## Material provided
-- start --
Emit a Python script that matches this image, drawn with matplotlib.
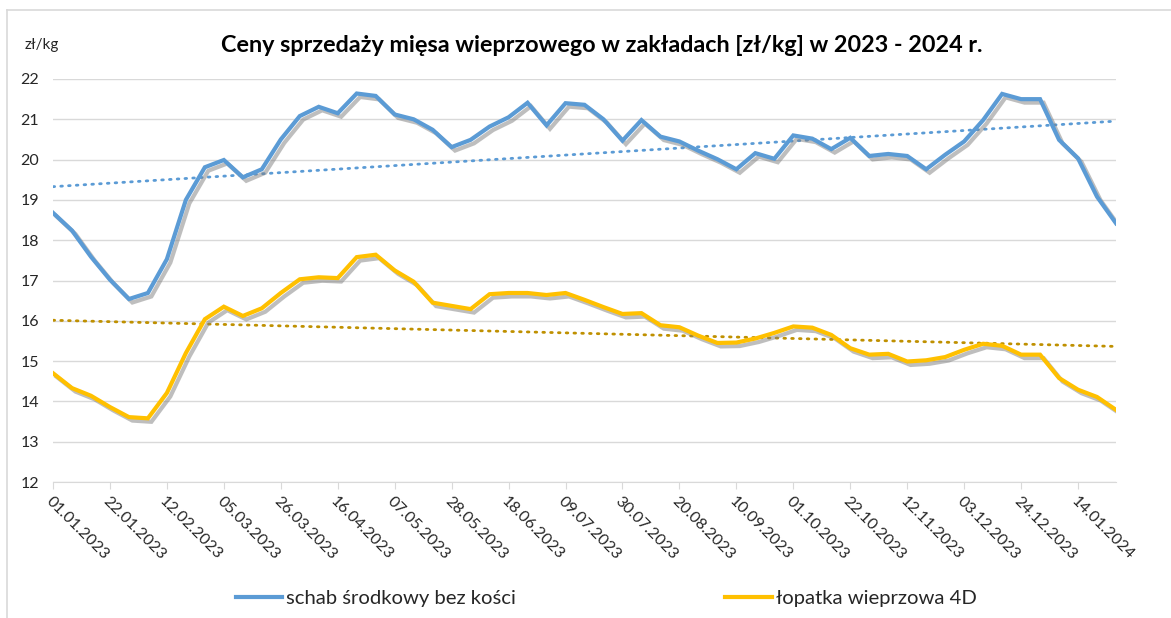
import numpy as np
import pandas as pd
import matplotlib
matplotlib.use("Agg")
import matplotlib.pyplot as plt
import matplotlib.patheffects as pe
from matplotlib.lines import Line2D

plt.rcParams['font.family'] = ['Lato', 'DejaVu Sans']

# weekly prices, 01.01.2023 - 28.01.2024
weeks = pd.date_range("2023-01-01", periods=57, freq="7D")

schab = [18.68, 18.24, 17.59, 17.02, 16.54, 16.69, 17.53, 19.00, 19.81, 19.99,
         19.56, 19.76, 20.50, 21.08, 21.31, 21.15, 21.64, 21.58, 21.12, 21.00,
         20.74, 20.31, 20.49, 20.82, 21.05, 21.41, 20.85, 21.40, 21.36, 21.00,
         20.47, 20.98, 20.57, 20.45, 20.22, 20.01, 19.76, 20.16, 20.02, 20.60,
         20.52, 20.26, 20.54, 20.09, 20.14, 20.09, 19.76, 20.12, 20.45, 20.98,
         21.63, 21.50, 21.50, 20.49, 20.03, 19.08, 18.42]

lopatka = [14.70, 14.33, 14.14, 13.86, 13.61, 13.58, 14.21, 15.20, 16.04, 16.35,
           16.12, 16.31, 16.69, 17.03, 17.08, 17.06, 17.58, 17.64, 17.25, 16.97,
           16.45, 16.37, 16.29, 16.66, 16.69, 16.69, 16.64, 16.69, 16.52, 16.34,
           16.17, 16.19, 15.89, 15.84, 15.63, 15.45, 15.46, 15.56, 15.70, 15.86,
           15.83, 15.65, 15.32, 15.16, 15.18, 14.99, 15.02, 15.10, 15.28, 15.43,
           15.38, 15.16, 15.16, 14.58, 14.29, 14.11, 13.79]

names = ["schab środkowy bez kości", "łopatka wieprzowa 4D"]
colors = ["#5B9BD5", "#FFC000"]
trend_colors = ["#5B9BD5", "#BF9000"]

fig = plt.figure(figsize=(11.71, 6.18), dpi=100)
ax = fig.add_axes([53 / 1171, 1 - 482 / 618, (1116 - 53) / 1171, (482 - 79) / 618])

x = np.arange(len(weeks))
shadow = [pe.SimpleLineShadow(offset=(2.5, -2.5), shadow_color="#7f7f7f", alpha=0.5),
          pe.Normal()]

for vals, c, tc in zip([schab, lopatka], colors, trend_colors):
    k, b = np.polyfit(x, vals, 1)
    ax.plot(x, k * x + b, color=tc, lw=2, linestyle=(0, (0.6, 2.2)),
            dash_capstyle="round", zorder=2)
    ax.plot(x, vals, color=c, lw=3, solid_joinstyle="miter", zorder=3,
            path_effects=shadow)

ax.set_xlim(0, len(weeks) - 1)
ax.set_ylim(12, 22)
ax.set_yticks(np.arange(12, 23, 1))
ax.yaxis.grid(True, color="#D9D9D9", lw=1)
ax.set_axisbelow(True)

tick_pos = x[::3]
ax.set_xticks(tick_pos)
ax.set_xticklabels([d.strftime("%d.%m.%Y") for d in weeks[::3]],
                   rotation=-45, ha="left", va="top", rotation_mode="anchor",
                   fontsize=11.5, color="#262626")
ax.tick_params(axis="x", length=5, color="#D9D9D9", pad=4)
ax.tick_params(axis="y", length=0, labelsize=11.5, labelcolor="#262626", pad=10)

for s in ["top", "right", "left"]:
    ax.spines[s].set_visible(False)
ax.spines["bottom"].set_color("#D9D9D9")

fig.text(602 / 1171, 1 - 45 / 618, "Ceny sprzedaży mięsa wieprzowego w zakładach [zł/kg] w 2023 - 2024 r.",
         ha="center", va="center", fontsize=16.8, fontweight="bold", color="#000000")
fig.text(25 / 1171, 1 - 45 / 618, "zł/kg", ha="left", va="center", fontsize=11, color="#262626")

handles = [Line2D([], [], color=c, lw=3) for c in colors]
fig.legend(handles, names, loc="center", bbox_to_anchor=(606 / 1171, 1 - 598 / 618), ncol=2,
           frameon=False, fontsize=14.6, handlelength=2.3, handletextpad=0.2,
           columnspacing=10.3, labelcolor="#262626")

# chart frame
fig.add_artist(Line2D([7 / 1171, 7 / 1171], [0, 1 - 10 / 618], color="#D9D9D9", lw=1.2))
fig.add_artist(Line2D([7 / 1171, 1], [1 - 10 / 618, 1 - 10 / 618], color="#D9D9D9", lw=1.2))

fig.savefig("out.png", dpi=100)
-- end --
## Challenge
Transcribe the material as is, with images omitted.

## Solution to this task
Emit a Python script that matches this image, drawn with matplotlib.
import numpy as np
import pandas as pd
import matplotlib
matplotlib.use("Agg")
import matplotlib.pyplot as plt
import matplotlib.patheffects as pe
from matplotlib.lines import Line2D

plt.rcParams['font.family'] = ['Lato', 'DejaVu Sans']

# weekly prices, 01.01.2023 - 28.01.2024
weeks = pd.date_range("2023-01-01", periods=57, freq="7D")

schab = [18.68, 18.24, 17.59, 17.02, 16.54, 16.69, 17.53, 19.00, 19.81, 19.99,
         19.56, 19.76, 20.50, 21.08, 21.31, 21.15, 21.64, 21.58, 21.12, 21.00,
         20.74, 20.31, 20.49, 20.82, 21.05, 21.41, 20.85, 21.40, 21.36, 21.00,
         20.47, 20.98, 20.57, 20.45, 20.22, 20.01, 19.76, 20.16, 20.02, 20.60,
         20.52, 20.26, 20.54, 20.09, 20.14, 20.09, 19.76, 20.12, 20.45, 20.98,
         21.63, 21.50, 21.50, 20.49, 20.03, 19.08, 18.42]

lopatka = [14.70, 14.33, 14.14, 13.86, 13.61, 13.58, 14.21, 15.20, 16.04, 16.35,
           16.12, 16.31, 16.69, 17.03, 17.08, 17.06, 17.58, 17.64, 17.25, 16.97,
           16.45, 16.37, 16.29, 16.66, 16.69, 16.69, 16.64, 16.69, 16.52, 16.34,
           16.17, 16.19, 15.89, 15.84, 15.63, 15.45, 15.46, 15.56, 15.70, 15.86,
           15.83, 15.65, 15.32, 15.16, 15.18, 14.99, 15.02, 15.10, 15.28, 15.43,
           15.38, 15.16, 15.16, 14.58, 14.29, 14.11, 13.79]

names = ["schab środkowy bez kości", "łopatka wieprzowa 4D"]
colors = ["#5B9BD5", "#FFC000"]
trend_colors = ["#5B9BD5", "#BF9000"]

fig = plt.figure(figsize=(11.71, 6.18), dpi=100)
ax = fig.add_axes([53 / 1171, 1 - 482 / 618, (1116 - 53) / 1171, (482 - 79) / 618])

x = np.arange(len(weeks))
shadow = [pe.SimpleLineShadow(offset=(2.5, -2.5), shadow_color="#7f7f7f", alpha=0.5),
          pe.Normal()]

for vals, c, tc in zip([schab, lopatka], colors, trend_colors):
    k, b = np.polyfit(x, vals, 1)
    ax.plot(x, k * x + b, color=tc, lw=2, linestyle=(0, (0.6, 2.2)),
            dash_capstyle="round", zorder=2)
    ax.plot(x, vals, color=c, lw=3, solid_joinstyle="miter", zorder=3,
            path_effects=shadow)

ax.set_xlim(0, len(weeks) - 1)
ax.set_ylim(12, 22)
ax.set_yticks(np.arange(12, 23, 1))
ax.yaxis.grid(True, color="#D9D9D9", lw=1)
ax.set_axisbelow(True)

tick_pos = x[::3]
ax.set_xticks(tick_pos)
ax.set_xticklabels([d.strftime("%d.%m.%Y") for d in weeks[::3]],
                   rotation=-45, ha="left", va="top", rotation_mode="anchor",
                   fontsize=11.5, color="#262626")
ax.tick_params(axis="x", length=5, color="#D9D9D9", pad=4)
ax.tick_params(axis="y", length=0, labelsize=11.5, labelcolor="#262626", pad=10)

for s in ["top", "right", "left"]:
    ax.spines[s].set_visible(False)
ax.spines["bottom"].set_color("#D9D9D9")

fig.text(602 / 1171, 1 - 45 / 618, "Ceny sprzedaży mięsa wieprzowego w zakładach [zł/kg] w 2023 - 2024 r.",
         ha="center", va="center", fontsize=16.8, fontweight="bold", color="#000000")
fig.text(25 / 1171, 1 - 45 / 618, "zł/kg", ha="left", va="center", fontsize=11, color="#262626")

handles = [Line2D([], [], color=c, lw=3) for c in colors]
fig.legend(handles, names, loc="center", bbox_to_anchor=(606 / 1171, 1 - 598 / 618), ncol=2,
           frameon=False, fontsize=14.6, handlelength=2.3, handletextpad=0.2,
           columnspacing=10.3, labelcolor="#262626")

# chart frame
fig.add_artist(Line2D([7 / 1171, 7 / 1171], [0, 1 - 10 / 618], color="#D9D9D9", lw=1.2))
fig.add_artist(Line2D([7 / 1171, 1], [1 - 10 / 618, 1 - 10 / 618], color="#D9D9D9", lw=1.2))

fig.savefig("out.png", dpi=100)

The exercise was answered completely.